I called to Dorothy through the screen door and, getting no answer, let myself in. I followed a trail of fresh blood that led from the bathroom to the kitchen, and found her there rinsing her wrists under the faucet. Blood was everywhere—it soaked several towels, dripped from the countertops, and smeared Dorothy's face and T-shirt.

"What happened?" I cried. As if in response, Dorothy sank unconscious onto the floor. I quickly wrapped towels around her wrists and called 911.

I spent the better part of the day at Dorothy's side. The first person I called was her mother.

"This is Dr. Peterson, your daughter's neighbor. Dorothy's had an accident and has lost a lot of blood. She's stable now, in ICU, but she's in very serious condition."

Dorothy's mother cut me off abruptly.

"What'd she do this time? Slit her wrists? Oh, for Christ's sake! How much more of this do we have to take?"

I was aghast and confused.

"You mean this isn't the first time?"

"God, no! She's been pullin' these tricks since she was 13—cutting on herself, making herself sick, anything to get attention. One time she even rubbed her own excrement into a cut she'd made so it'd get infected. She was in the hospital for two weeks with that one! IV antibiotics, the whole nine yards. She probably was in her glory!"

"Well, she must be in a lot of pain to keep doing this. I think you should come."

"I know I sound callous, but these dramas eat up her father and me. We finally decided we'd had enough. We just don't come anymore. So now you know. Next time, don't bother calling." She hung up, leaving me perplexed and angry.

Next I called one of Dorothy's friends. This time I got a little more sympathy, but still, an indifference that I found difficult to accept.

"Poor Dorothy," she said. "She's a lost soul. She seems okay some days, but then goes into this self-destructive mode. But hey, she's strong. Don't worry about her, Doc."

I wasn't so sure. I didn't know how serious her previous attempts were, but I did know this one was life-threatening.

The picture that was emerging was not a pretty one. On the one hand, I was outraged and incredulous at the lack of feeling on the part of her family and friends. Dorothy obviously needed help, and she wasn't getting it. On the other hand, she'd pushed them to their limits. How much more could they be expected to take?

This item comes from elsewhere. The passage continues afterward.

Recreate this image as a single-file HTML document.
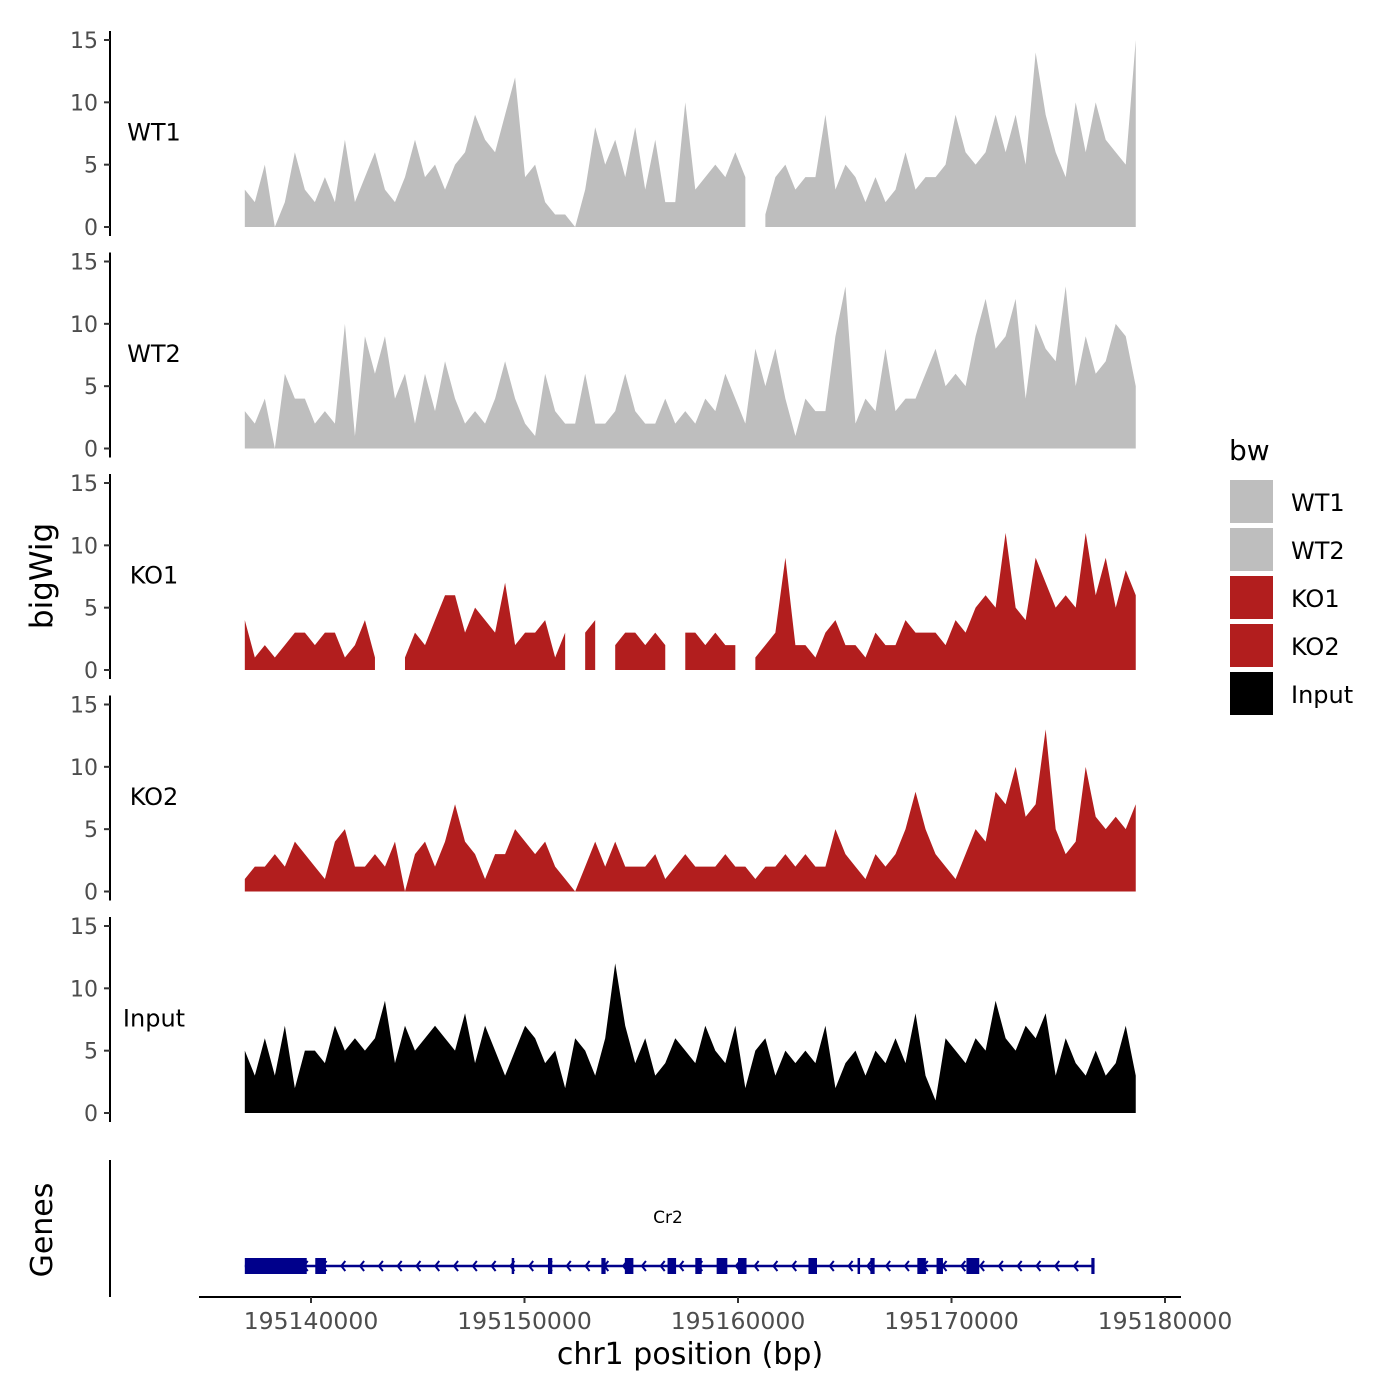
<!DOCTYPE html>
<html><head><meta charset="utf-8"><style>
body{margin:0;background:#fff}
svg{display:block;font-family:"DejaVu Sans","Liberation Sans",sans-serif}
</style></head><body>
<svg id="chart" width="1400" height="1400" viewBox="0 0 1400 1400" xmlns="http://www.w3.org/2000/svg">
<g id="panels"></g>
<g id="genes"></g>
<text transform="translate(52,576) rotate(-90)" text-anchor="middle" font-size="31">bigWig</text>
<text transform="translate(52,1230) rotate(-90)" text-anchor="middle" font-size="30">Genes</text>
<line x1="110" y1="1160" x2="110" y2="1297" stroke="#000" stroke-width="2"/>
<line x1="199" y1="1297" x2="1181" y2="1297" stroke="#000" stroke-width="2"/>
<g id="xticks"></g>
<text x="690" y="1364" text-anchor="middle" font-size="30">chr1 position (bp)</text>
<g>
<text x="1229" y="460" font-size="28">bw</text>
<g id="legend"></g>
</g>
</svg>
<script>
const NS="http://www.w3.org/2000/svg";
const sampleNames=["WT1","WT2","KO1","KO2","Input"];
const sampleColors=["#bebebe","#bebebe","#b21e1e","#b21e1e","#000000"];
const startBp=195136900, endBp=195178630;
const xTickValues=[195140000,195150000,195160000,195170000,195180000];
const yTickValues=[0,5,10,15];
const n=null;
const wt1=[3,2,5,0,2,6,3,2,4,2,7,2,4,6,3,2,4,7,4,5,3,5,6,9,7,6,9,12,4,5,2,1,1,0,3,8,5,7,4,8,3,7,2,2,10,3,4,5,4,6,4,n,1,4,5,3,4,4,9,3,5,4,2,4,2,3,6,3,4,4,5,9,6,5,6,9,6,9,5,14,9,6,4,10,6,10,7,6,5,15];
const wt2=[3,2,4,0,6,4,4,2,3,2,10,1,9,6,9,4,6,2,6,3,7,4,2,3,2,4,7,4,2,1,6,3,2,2,6,2,2,3,6,3,2,2,4,2,3,2,4,3,6,4,2,8,5,8,4,1,4,3,3,9,13,2,4,3,8,3,4,4,6,8,5,6,5,9,12,8,9,12,4,10,8,7,13,5,9,6,7,10,9,5];
const ko1=[4,1,2,1,2,3,3,2,3,3,1,2,4,1,n,n,1,3,2,4,6,6,3,5,4,3,7,2,3,3,4,1,3,n,3,4,n,2,3,3,2,3,2,n,3,3,2,3,2,2,n,1,2,3,9,2,2,1,3,4,2,2,1,3,2,2,4,3,3,3,2,4,3,5,6,5,11,5,4,9,7,5,6,5,11,6,9,5,8,6];
const ko2=[1,2,2,3,2,4,3,2,1,4,5,2,2,3,2,4,0,3,4,2,4,7,4,3,1,3,3,5,4,3,4,2,1,0,2,4,2,4,2,2,2,3,1,2,3,2,2,2,3,2,2,1,2,2,3,2,3,2,2,5,3,2,1,3,2,3,5,8,5,3,2,1,3,5,4,8,7,10,6,7,13,5,3,4,10,6,5,6,5,7];
const input=[5,3,6,3,7,2,5,5,4,7,5,6,5,6,9,4,7,5,6,7,6,5,8,4,7,5,3,5,7,6,4,5,2,6,5,3,6,12,7,4,6,3,4,6,5,4,7,5,4,7,2,5,6,3,5,4,5,4,7,2,4,5,3,5,4,6,4,8,3,1,6,5,4,6,5,9,6,5,7,6,8,3,6,4,3,5,3,4,7,3];
const seriesValues=[wt1,wt2,ko1,ko2,input];
const exonStarts=[195136900,195140200,195149400,195151100,195153600,195154700,195156700,195158000,195159000,195160000,195163300,195165600,195166200,195168400,195169300,195170700,195176550];
const exonEnds=[195139800,195140700,195149500,195151300,195153800,195155100,195157100,195158300,195159500,195160400,195163700,195165700,195166400,195168800,195169600,195171300,195176700];
const geneStart=195136900, geneEnd=195176700;

const xs=bp=>311+(bp-195140000)*(854/40000);
const panelTop=[40,261.5,483,704.5,926];
const ys=(p,v)=>panelTop[p]+187-v*(187/15);
function mk(tag,attrs,parent){const e=document.createElementNS(NS,tag);for(const k in attrs)e.setAttribute(k,attrs[k]);parent.appendChild(e);return e;}
const panels=document.getElementById('panels');
sampleNames.forEach((nm,p)=>{
  const g=mk('g',{},panels);
  
  
  const vals=seriesValues[p];
  const step=(endBp-startBp)/(vals.length-1);
  let d='',open=false,lastX=0;
  vals.forEach((v,i)=>{
    const x=xs(startBp+i*step);
    if(v===null){ if(open){d+=`L${lastX},${ys(p,0)}Z`;open=false;} return;}
    if(!open){d+=`M${x},${ys(p,0)}`;open=true;}
    d+=`L${x},${ys(p,v)}`;lastX=x;
  });
  if(open)d+=`L${lastX},${ys(p,0)}Z`;
  const path=mk('path',{d:d,fill:sampleColors[p]},g);
  
  
  const ax=mk('line',{x1:110,x2:110,y1:ys(p,15)-9,y2:ys(p,0)+9,stroke:'#000','stroke-width':2},g);
  
  
  yTickValues.forEach(t=>{
    const y=ys(p,t);
    const tk=mk('line',{x1:104,x2:110,y1:y,y2:y,stroke:'#333','stroke-width':2},g);
    
    
    const tl=mk('text',{x:98,y:y+8,'text-anchor':'end','font-size':22,fill:'#4d4d4d'},g);
    
    
    tl.textContent=t;
  });
  const lb=mk('text',{x:154,y:ys(p,7.6)+8,'text-anchor':'middle','font-size':24},g);
  
  
  lb.textContent=nm;
});
const xt=document.getElementById('xticks');
xTickValues.forEach(v=>{
  const x=xs(v);
  const l=mk('line',{x1:x,x2:x,y1:1297,y2:1303,stroke:'#333','stroke-width':2},xt);
  
  
  const t=mk('text',{x:x,y:1329,'text-anchor':'middle','font-size':23.5,fill:'#4d4d4d'},xt);
  
  
  t.textContent=v;
});
const gg=document.getElementById('genes');
const gy=1266;
const gl=mk('line',{x1:xs(geneStart),x2:xs(geneEnd),y1:gy,y2:gy,stroke:'#00008b','stroke-width':2.5},gg);


for(let bp=geneStart+1000;bp<geneEnd-300;bp+=880){
  const x=xs(bp);
  const a=mk('path',{d:`M${x+4},${gy-5}L${x},${gy}L${x+4},${gy+5}`,fill:'none',stroke:'#00008b','stroke-width':2},gg);
  
  
}
exonStarts.forEach((s,i)=>{
  const x1=xs(s),x2=xs(exonEnds[i]);
  const r=mk('rect',{x:x1,y:gy-8,width:Math.max(2.5,x2-x1),height:16,fill:'#00008b'},gg);
  
  
});
const gt=mk('text',{x:668,y:1223,'text-anchor':'middle','font-size':17},gg);


gt.textContent='Cr2';
const lg=document.getElementById('legend');
sampleNames.forEach((nm,i)=>{
  const y=480+i*48;
  const r=mk('rect',{x:1230,y:y,width:43,height:43,fill:sampleColors[i]},lg);
  
  
  const t=mk('text',{x:1291,y:y+31,'font-size':24},lg);
  
  
  t.textContent=nm;
});
</script>
</body></html>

I went back to her house to clean up. The bloody carving knife in the kitchen sink sent a chill through me. I reflected on my conversations with Dorothy's mother and friend and wondered, was Dorothy really trying to kill herself? Or was this merely another attention-getter that had gone awry? Why had she called me, if she was serious? Should I be angry or grateful?

The answer was clear. Thank God Dorothy did call me. My Wednesday off hadn't turned out as I'd planned, but Dorothy might have died if I hadn't been home. She might not have had the strength to make a second phone call. I took a moment to think about being a physician. Faced with an unexpected crisis, I was able to jump right into it and handle it efficiently, without feeling panicky or overwhelmed. We are truly a privileged few, to be witness to the heights and depths of humanity, in all its vulnerability, fear, and joy. How grateful I am that I'm a physician.

 

Kerri Peterson. My Wednesday off. Medical Economics May 23, 2003;80:77.